Surrounding the heart of the city are several notable green spaces. To the east is El Retiro Park, with a large lake and manicured gardens at its center and more natural, wooded paths toward the south. The Royal Palace of Madrid sits to the west of downtown, framed by carefully designed gardens like the Sabatini Gardens and Campo del Moro. Farther west is Casa de Campo, which was once royal hunting grounds and is now a sprawling, semi-wild park with kilometers of biking and hiking trails. There’s also a forested green belt wrapping around the northwest part of the city, giving Madrid an impressive balance of urban life and nature.

We rented bikes near the museum district and spent an hour riding around Retiro Park. The park was packed with people, locals and tourists alike, enjoying the sunshine. Near the lake (the Estanque Grande, which dates back to the 17th century and was once used for royal boating spectacles), a trio of musicians played music so good we initially thought it was being piped in from speakers somewhere.

After exploring the park, we headed west, passing behind the palace to ride along the Manzanares River. Riding through the streets of Madrid was a little more harried than we expected—many roads didn’t have dedicated bike lanes, so we were sharing space with cars. We were also slightly deceived by the elevation change between the main part of the city and the river. Madrid sits on a plateau, so getting down (and back up!) is no joke.

Once along the river, we picked up the Madrid Río path, which is a beautifully redesigned green corridor built over what used to be a major highway. It’s one of the city’s best urban renewal projects, with bike paths, playgrounds, and bridges designed by notable architects.

We followed the river into Casa de Campo. The park is massive… we barely scratched the surface. (For perspective, it’s over five times the size of Central Park in New York.) We discovered there’s a dedicated bike trail that loops around much of the park, and in retrospect, or maybe for a future visit, just riding within Casa de Campo might have been a more relaxing experience. I wish we’d had more time there. Fun fact: because it used to be reserved exclusively for royalty, the park remained largely untouched for centuries, which is why it feels much more rugged and wild compared to Madrid’s more manicured spaces.

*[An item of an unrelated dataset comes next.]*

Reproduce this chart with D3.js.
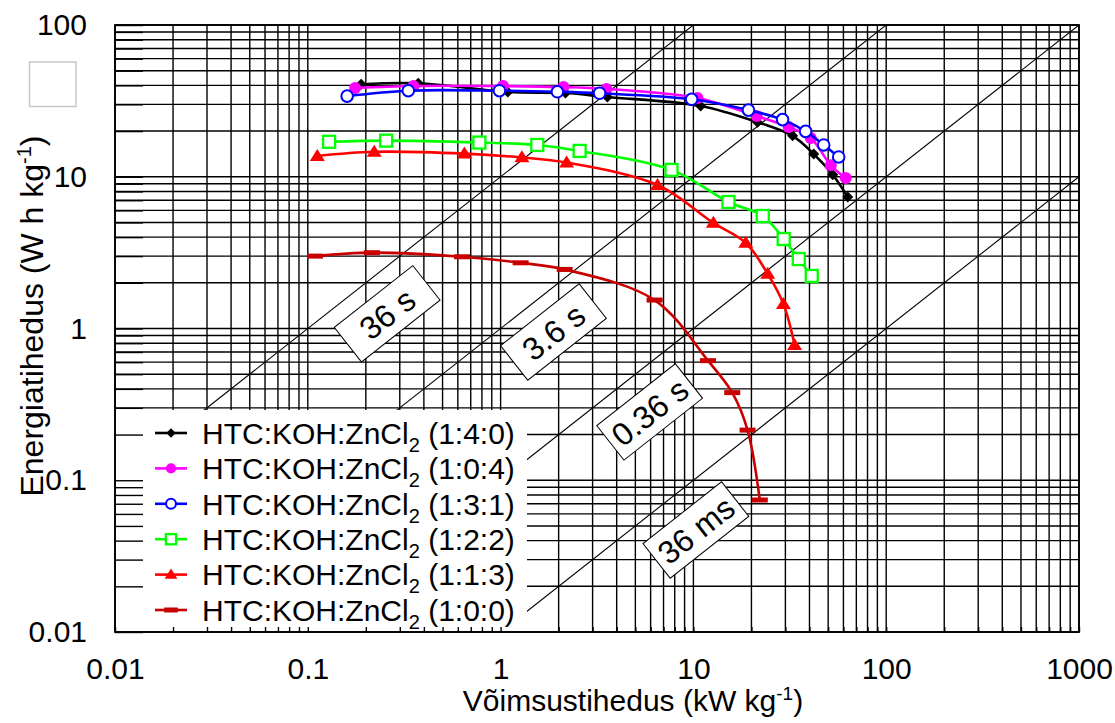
<!DOCTYPE html>
<html>
<head>
<meta charset="utf-8">
<script src="https://cdn.jsdelivr.net/npm/d3@7"></script>
<style>
  body { margin: 0; background: #fff; }
  svg { display: block; font-family: "Liberation Sans", Arial, Helvetica, sans-serif; }
</style>
</head>
<body>
<svg id="chart" width="1115" height="723"></svg>
<script>
// Ragone data: power density (kW/kg) and energy density (Wh/kg) per electrode
const p140 = [0.189, 0.374, 1.09, 2.17, 3.58, 10.9, 21.5, 32.7, 42.1, 52.8, 63.2];
const e140 = [40.7, 41.3, 36.2, 35.6, 33.5, 29.3, 22.9, 18.6, 14.1, 10.3, 7.35];

const p104 = [0.176, 0.353, 1.03, 2.12, 3.54, 10.5, 21.3, 31.2, 40.6, 51.6, 61.7];
const e104 = [38.5, 39.6, 39.6, 39.0, 37.9, 33.0, 25.1, 21.3, 18.0, 11.9, 9.8];

const p131 = [0.160, 0.332, 0.986, 1.97, 3.26, 9.79, 19.3, 29.0, 38.2, 47.4, 56.7];
const e131 = [34.0, 36.9, 36.9, 36.3, 35.5, 32.4, 27.5, 23.8, 19.9, 16.2, 13.5];

const p122 = [0.129, 0.255, 0.776, 1.55, 2.57, 7.70, 15.2, 22.9, 29.4, 35.2, 41.1];
const e122 = [17.0, 17.3, 16.8, 16.2, 14.8, 11.1, 6.82, 5.51, 3.89, 2.87, 2.22];

const p113 = [0.112, 0.221, 0.649, 1.29, 2.20, 6.52, 12.7, 18.7, 24.3, 29.3, 33.5];
const e113 = [13.7, 14.6, 14.2, 13.4, 12.4, 8.82, 4.96, 3.66, 2.29, 1.45, 0.778];

const p100 = [0.109, 0.215, 0.631, 1.27, 2.15, 6.29, 11.9, 15.9, 19.1, 22.1];
const e100 = [3.00, 3.16, 2.97, 2.71, 2.45, 1.54, 0.614, 0.378, 0.214, 0.0741];

const ratios = ["1:4:0", "1:0:4", "1:3:1", "1:2:2", "1:1:3", "1:0:0"];

// Axis decades and labels
const xTicks = [0.01, 0.1, 1, 10, 100, 1000];
const yTicks = [0.01, 0.1, 1, 10, 100];
const xTickLabels = ["0.01", "0.1", "1", "10", "100", "1000"];
const yTickLabels = ["0.01", "0.1", "1", "10", "100"];

// Constant discharge-time lines (seconds) with their tags
const times = [36, 3.6, 0.36, 0.036];
const timeLabels = ["36 s", "3.6 s", "0.36 s", "36 ms"];
const timeLabelP = [0.258, 1.88, 5.93, 10.3];
const timeLabelE = [1.25, 0.948, 0.282, 0.047];

// ---- styles ----
const seriesStyle = [
  { color: "#000000", marker: "diamond" },
  { color: "#ff00ff", marker: "dot" },
  { color: "#0000ff", marker: "ring" },
  { color: "#00ff00", marker: "square" },
  { color: "#ff0000", marker: "triangle" },
  { color: "#c80000", marker: "bar" }
];
const seriesP = [p140, p104, p131, p122, p113, p100];
const seriesE = [e140, e104, e131, e122, e113, e100];

const svg = d3.select("#chart");
const L = 115, R = 1079, T = 25, B = 632;
const x = d3.scaleLog().domain([0.01, 1000]).range([L, R]);
const y = d3.scaleLog().domain([0.01, 100]).range([B, T]);

// minor positions 1..9 in every decade
function minors(lo, hi) {
  const out = [];
  for (let d = lo; d < hi * 0.999; d *= 10)
    for (let k = 1; k <= 9; k++) out.push(+(k * d).toPrecision(3));
  out.push(hi);
  return out;
}
const xMinor = minors(0.01, 1000);
const yMinor = minors(0.01, 100);

// grid
const grid = svg.append("g").attr("stroke", "#000").attr("stroke-width", 1.4);
grid.selectAll("line.v").data(xMinor).join("line")
  .attr("x1", d => x(d)).attr("x2", d => x(d)).attr("y1", T).attr("y2", B);
grid.selectAll("line.h").data(yMinor).join("line")
  .attr("x1", L).attr("x2", R).attr("y1", d => y(d)).attr("y2", d => y(d));

// clip for the plot area
svg.append("clipPath").attr("id", "plotClip").append("rect")
  .attr("x", L).attr("y", T).attr("width", R - L).attr("height", B - T);

// discharge-time diagonals: E[Wh/kg] = P[kW/kg] * t / 3.6
const diag = svg.append("g").attr("clip-path", "url(#plotClip)");
times.forEach(t => {
  const k = t / 3.6;
  const p0 = 0.01, p1 = 1000;
  diag.append("line")
    .attr("x1", x(p0)).attr("y1", y(p0 * k))
    .attr("x2", x(p1)).attr("y2", y(p1 * k))
    .attr("stroke", "#000").attr("stroke-width", 1.1);
});

// series lines and markers
const line = d3.line().curve(d3.curveCatmullRom.alpha(0.5));
function drawMarker(g, type, color, cx, cy, scale) {
  const s = scale || 1;
  if (type === "diamond") {
    const h = 5.5 * s;
    g.append("path").attr("d", `M${cx},${cy - h}L${cx + h},${cy}L${cx},${cy + h}L${cx - h},${cy}Z`)
      .attr("fill", color);
  } else if (type === "dot") {
    g.append("circle").attr("cx", cx).attr("cy", cy).attr("r", 6 * s).attr("fill", color);
  } else if (type === "ring") {
    g.append("circle").attr("cx", cx).attr("cy", cy).attr("r", 5.8 * s)
      .attr("fill", "#fff").attr("stroke", color).attr("stroke-width", 2);
  } else if (type === "square") {
    const h = 6 * s;
    g.append("rect").attr("x", cx - h).attr("y", cy - h).attr("width", 2 * h).attr("height", 2 * h)
      .attr("fill", "#fff").attr("stroke", color).attr("stroke-width", 2.3);
  } else if (type === "triangle") {
    const a = 7.5 * s;
    g.append("path")
      .attr("d", `M${cx},${cy - a * 0.95}L${cx + a},${cy + a * 0.65}L${cx - a},${cy + a * 0.65}Z`)
      .attr("fill", color);
  } else if (type === "bar") {
    g.append("rect").attr("x", cx - 8 * s).attr("y", cy - 2.5).attr("width", 16 * s).attr("height", 5)
      .attr("fill", color);
  }
}

const seriesG = svg.append("g");
// draw bottom-most series first so the upper cluster sits on top
[5, 4, 3, 0, 1, 2].forEach(i => {
  const st = seriesStyle[i];
  const pts = seriesP[i].map((p, j) => [x(p), y(seriesE[i][j])]);
  const g = seriesG.append("g");
  g.append("path").attr("d", line(pts)).attr("fill", "none")
    .attr("stroke", st.color).attr("stroke-width", 2.6);
  pts.forEach(([cx, cy]) => drawMarker(g, st.marker, st.color, cx, cy, 1));
});

// time tags along the diagonals
const ang = -Math.atan((y(1) - y(10)) / (x(10) - x(1))) * 180 / Math.PI;
timeLabels.forEach((lab, i) => {
  const g = svg.append("g")
    .attr("transform", `translate(${x(timeLabelP[i])},${y(timeLabelE[i])}) rotate(${ang})`);
  g.append("rect").attr("x", -50).attr("y", -22).attr("width", 100).attr("height", 44)
    .attr("fill", "#fff").attr("stroke", "#000").attr("stroke-width", 1);
  g.append("text").attr("text-anchor", "middle").attr("dy", "0.36em")
    .attr("font-size", 32).attr("fill", "#000").text(lab);
});

// legend
const legX = 116, legY = 410, legW = 411, legH = 221;
const leg = svg.append("g");
leg.append("rect").attr("x", legX).attr("y", legY).attr("width", legW).attr("height", legH).attr("fill", "#fff");
ratios.forEach((r, i) => {
  const cy = 433 + i * 35.4;
  const st = seriesStyle[i];
  leg.append("line").attr("x1", 155).attr("x2", 187).attr("y1", cy).attr("y2", cy)
    .attr("stroke", st.color).attr("stroke-width", 2.6);
  drawMarker(leg, st.marker, st.color, 171, cy, 0.85);
  const t = leg.append("text").attr("x", 202).attr("y", cy).attr("dy", "0.36em")
    .attr("font-size", 30).attr("fill", "#000");
  t.append("tspan").text("HTC:KOH:ZnCl");
  t.append("tspan").attr("font-size", 20).attr("dy", 8).text("2");
  t.append("tspan").attr("dy", -8).text(" (" + r + ")");
});

// axes (inward ticks drawn over the legend)
const xAxis = d3.axisBottom(x).tickValues(xMinor).tickSizeInner(-5).tickSizeOuter(0).tickPadding(26)
  .tickFormat(d => { const i = xTicks.indexOf(d); return i >= 0 ? xTickLabels[i] : ""; });
const yAxis = d3.axisLeft(y).tickValues(yMinor).tickSizeInner(-28).tickSizeOuter(0).tickPadding(28)
  .tickFormat(d => { const i = yTicks.indexOf(d); return i >= 0 ? yTickLabels[i] : ""; });

const gx = svg.append("g").attr("transform", `translate(0,${B})`).call(xAxis);
const gy = svg.append("g").attr("transform", `translate(${L},0)`).call(yAxis);
[gx, gy].forEach(g => {
  g.selectAll("text").attr("font-size", 30).attr("fill", "#000")
    .attr("font-family", "'Liberation Sans', Arial, sans-serif");
  g.selectAll("line").attr("stroke", "#000").attr("stroke-width", 1.4);
  g.select(".domain").remove();
});

// frame
svg.append("rect").attr("x", L).attr("y", T).attr("width", R - L).attr("height", B - T)
  .attr("fill", "none").attr("stroke", "#000").attr("stroke-width", 1.8);

// axis titles
const xt = svg.append("text").attr("x", 633).attr("y", 711).attr("text-anchor", "middle")
  .attr("font-size", 30).attr("fill", "#000");
xt.append("tspan").text("Võimsustihedus (kW kg");
xt.append("tspan").attr("font-size", 19).attr("dy", -11).text("-1");
xt.append("tspan").attr("dy", 11).text(")");

const yt = svg.append("text").attr("transform", "translate(43,316) rotate(-90)")
  .attr("text-anchor", "middle").attr("font-size", 32).attr("fill", "#000");
yt.append("tspan").text("Energiatihedus (W h kg");
yt.append("tspan").attr("font-size", 20).attr("dy", -12).text("-1");
yt.append("tspan").attr("dy", 12).text(")");

// empty swatch box at the upper left
svg.append("rect").attr("x", 29.5).attr("y", 62).attr("width", 46.5).attr("height", 44.5)
  .attr("fill", "#fff").attr("stroke", "#c8c8c8").attr("stroke-width", 1.5);
</script>
</body>
</html>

After an uphill ride back into town (okay, I may have walked my bike up a few blocks… ), we returned to our hotel for a little rest before heading out for date night.

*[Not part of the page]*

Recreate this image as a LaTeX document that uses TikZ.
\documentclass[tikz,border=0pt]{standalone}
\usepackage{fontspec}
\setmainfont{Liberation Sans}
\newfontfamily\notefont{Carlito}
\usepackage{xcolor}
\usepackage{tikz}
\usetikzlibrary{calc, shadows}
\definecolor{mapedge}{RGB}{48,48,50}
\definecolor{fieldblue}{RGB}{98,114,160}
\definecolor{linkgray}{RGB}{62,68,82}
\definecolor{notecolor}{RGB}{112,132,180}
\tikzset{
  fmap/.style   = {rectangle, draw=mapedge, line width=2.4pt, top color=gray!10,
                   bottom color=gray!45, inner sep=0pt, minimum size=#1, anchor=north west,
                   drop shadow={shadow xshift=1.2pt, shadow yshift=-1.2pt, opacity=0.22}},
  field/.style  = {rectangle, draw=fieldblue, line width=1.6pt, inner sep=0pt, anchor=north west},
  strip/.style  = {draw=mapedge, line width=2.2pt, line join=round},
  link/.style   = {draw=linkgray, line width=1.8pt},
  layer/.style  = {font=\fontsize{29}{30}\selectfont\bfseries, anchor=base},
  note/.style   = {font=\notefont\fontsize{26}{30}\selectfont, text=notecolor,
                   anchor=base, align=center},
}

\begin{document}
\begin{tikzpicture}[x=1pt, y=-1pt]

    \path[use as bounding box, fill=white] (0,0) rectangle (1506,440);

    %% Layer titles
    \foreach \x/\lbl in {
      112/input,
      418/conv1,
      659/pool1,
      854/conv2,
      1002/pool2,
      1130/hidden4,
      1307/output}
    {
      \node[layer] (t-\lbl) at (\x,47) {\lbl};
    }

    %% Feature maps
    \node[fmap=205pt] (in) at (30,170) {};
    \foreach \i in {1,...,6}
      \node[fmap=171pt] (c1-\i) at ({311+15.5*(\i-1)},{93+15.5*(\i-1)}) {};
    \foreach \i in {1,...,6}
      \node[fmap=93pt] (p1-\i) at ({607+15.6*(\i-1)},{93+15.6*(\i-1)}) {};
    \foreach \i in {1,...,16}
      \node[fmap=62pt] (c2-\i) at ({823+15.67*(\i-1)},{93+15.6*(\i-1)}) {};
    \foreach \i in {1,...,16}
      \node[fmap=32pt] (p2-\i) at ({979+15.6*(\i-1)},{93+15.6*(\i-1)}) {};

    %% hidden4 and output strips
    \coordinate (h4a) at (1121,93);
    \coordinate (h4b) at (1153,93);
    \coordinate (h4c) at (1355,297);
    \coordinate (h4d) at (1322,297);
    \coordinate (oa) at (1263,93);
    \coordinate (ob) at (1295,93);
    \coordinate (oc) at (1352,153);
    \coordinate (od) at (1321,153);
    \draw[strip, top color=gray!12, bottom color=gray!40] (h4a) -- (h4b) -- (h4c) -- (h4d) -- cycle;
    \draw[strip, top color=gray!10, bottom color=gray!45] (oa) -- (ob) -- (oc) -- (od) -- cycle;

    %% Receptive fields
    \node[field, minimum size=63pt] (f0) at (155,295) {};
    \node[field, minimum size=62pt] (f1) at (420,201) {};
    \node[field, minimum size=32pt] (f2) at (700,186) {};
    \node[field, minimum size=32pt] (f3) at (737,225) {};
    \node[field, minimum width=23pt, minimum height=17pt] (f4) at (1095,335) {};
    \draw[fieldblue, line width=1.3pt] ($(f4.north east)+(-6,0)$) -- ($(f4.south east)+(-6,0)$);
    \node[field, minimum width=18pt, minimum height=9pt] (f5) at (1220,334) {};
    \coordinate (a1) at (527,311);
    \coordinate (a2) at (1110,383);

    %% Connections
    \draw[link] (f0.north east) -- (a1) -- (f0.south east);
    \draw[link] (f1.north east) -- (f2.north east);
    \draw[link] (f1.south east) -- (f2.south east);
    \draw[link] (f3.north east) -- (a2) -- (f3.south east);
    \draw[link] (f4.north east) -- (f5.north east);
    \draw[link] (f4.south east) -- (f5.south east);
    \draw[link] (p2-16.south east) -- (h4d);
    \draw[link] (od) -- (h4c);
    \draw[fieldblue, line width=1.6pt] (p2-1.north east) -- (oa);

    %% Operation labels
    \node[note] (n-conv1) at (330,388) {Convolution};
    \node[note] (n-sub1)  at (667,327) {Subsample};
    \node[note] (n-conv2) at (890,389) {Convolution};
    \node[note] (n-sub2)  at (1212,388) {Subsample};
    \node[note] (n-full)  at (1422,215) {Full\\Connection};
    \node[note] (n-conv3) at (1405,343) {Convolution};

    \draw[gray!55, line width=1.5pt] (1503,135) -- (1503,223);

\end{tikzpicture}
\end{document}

Grant had planned a surprise, and it was brilliant—we went to see Los Misérables musical! He got us seats in the fourth row. The theater felt more like a Broadway-style house, intimate and narrow rather than massive, and our view of the performers was incredible. They used the newer staging that debuted in recent years (we’d only seen it once before at Segerstrom).

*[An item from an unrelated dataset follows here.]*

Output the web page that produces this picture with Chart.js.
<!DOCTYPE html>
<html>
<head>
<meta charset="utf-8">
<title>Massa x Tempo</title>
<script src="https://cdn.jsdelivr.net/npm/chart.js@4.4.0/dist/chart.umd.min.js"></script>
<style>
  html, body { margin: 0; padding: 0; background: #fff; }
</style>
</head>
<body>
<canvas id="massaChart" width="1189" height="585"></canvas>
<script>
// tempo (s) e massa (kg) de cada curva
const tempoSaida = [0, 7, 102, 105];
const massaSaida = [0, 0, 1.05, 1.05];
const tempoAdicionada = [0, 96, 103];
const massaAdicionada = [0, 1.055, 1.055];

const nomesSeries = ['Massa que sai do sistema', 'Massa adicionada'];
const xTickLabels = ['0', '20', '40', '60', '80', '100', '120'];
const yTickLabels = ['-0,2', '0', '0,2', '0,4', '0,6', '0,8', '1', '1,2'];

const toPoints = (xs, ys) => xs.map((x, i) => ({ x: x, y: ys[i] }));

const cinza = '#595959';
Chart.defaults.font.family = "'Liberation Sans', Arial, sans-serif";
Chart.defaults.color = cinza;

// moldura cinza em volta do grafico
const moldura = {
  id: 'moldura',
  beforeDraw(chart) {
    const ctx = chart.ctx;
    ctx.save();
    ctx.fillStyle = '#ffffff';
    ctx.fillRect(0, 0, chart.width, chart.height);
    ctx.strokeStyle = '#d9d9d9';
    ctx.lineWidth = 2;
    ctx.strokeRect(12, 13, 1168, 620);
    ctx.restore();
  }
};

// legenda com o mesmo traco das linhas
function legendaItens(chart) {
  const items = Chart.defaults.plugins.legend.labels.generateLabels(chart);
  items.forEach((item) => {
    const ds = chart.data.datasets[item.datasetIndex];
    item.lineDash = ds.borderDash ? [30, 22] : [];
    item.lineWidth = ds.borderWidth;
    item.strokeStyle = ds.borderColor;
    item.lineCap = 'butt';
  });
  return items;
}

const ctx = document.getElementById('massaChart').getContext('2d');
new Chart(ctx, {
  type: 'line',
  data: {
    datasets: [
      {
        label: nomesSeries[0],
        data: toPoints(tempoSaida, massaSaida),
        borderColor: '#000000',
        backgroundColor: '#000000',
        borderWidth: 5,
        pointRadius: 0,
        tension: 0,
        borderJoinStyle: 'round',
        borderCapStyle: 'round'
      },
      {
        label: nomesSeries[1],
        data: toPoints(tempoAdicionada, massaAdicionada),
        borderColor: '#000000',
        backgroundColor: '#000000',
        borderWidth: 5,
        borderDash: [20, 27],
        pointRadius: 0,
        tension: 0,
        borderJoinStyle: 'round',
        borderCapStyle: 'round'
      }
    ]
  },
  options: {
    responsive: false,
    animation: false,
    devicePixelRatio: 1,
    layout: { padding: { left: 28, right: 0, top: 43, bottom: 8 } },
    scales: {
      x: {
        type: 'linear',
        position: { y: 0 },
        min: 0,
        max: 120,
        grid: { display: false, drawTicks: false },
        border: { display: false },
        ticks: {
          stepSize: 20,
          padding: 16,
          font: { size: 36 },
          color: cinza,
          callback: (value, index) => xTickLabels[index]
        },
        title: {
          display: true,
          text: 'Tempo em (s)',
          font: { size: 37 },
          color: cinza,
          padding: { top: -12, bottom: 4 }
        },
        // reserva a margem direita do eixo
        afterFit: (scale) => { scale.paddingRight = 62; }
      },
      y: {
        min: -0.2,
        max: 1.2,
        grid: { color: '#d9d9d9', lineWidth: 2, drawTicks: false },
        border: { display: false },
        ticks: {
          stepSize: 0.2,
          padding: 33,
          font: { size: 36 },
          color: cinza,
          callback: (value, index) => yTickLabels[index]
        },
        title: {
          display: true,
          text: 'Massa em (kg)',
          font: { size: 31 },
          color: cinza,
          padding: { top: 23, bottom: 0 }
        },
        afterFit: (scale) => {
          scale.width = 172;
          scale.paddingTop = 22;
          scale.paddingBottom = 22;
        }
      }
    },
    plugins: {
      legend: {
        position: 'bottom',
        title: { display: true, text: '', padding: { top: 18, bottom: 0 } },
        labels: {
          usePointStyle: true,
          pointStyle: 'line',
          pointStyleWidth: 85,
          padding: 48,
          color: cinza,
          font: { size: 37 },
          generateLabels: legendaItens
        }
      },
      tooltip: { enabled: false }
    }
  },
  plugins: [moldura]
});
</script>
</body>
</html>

The entire production was in Spanish, but we know the show well enough that it was easy to follow. One interesting detail: Jean Valjean’s prisoner number was changed from 24601 to 23632 so that each digit could be pronounced with a single syllable in Spanish, keeping the musical phrasing intact. It was a phenomenal show.







Afterward, we went to a restaurant that felt very Alice in Wonderland—without explicitly saying so. The dishes arrived on whimsical plates with playful presentations. We ordered tapas-style and had fun trying a variety of flavors, ending the night on a perfectly magical note.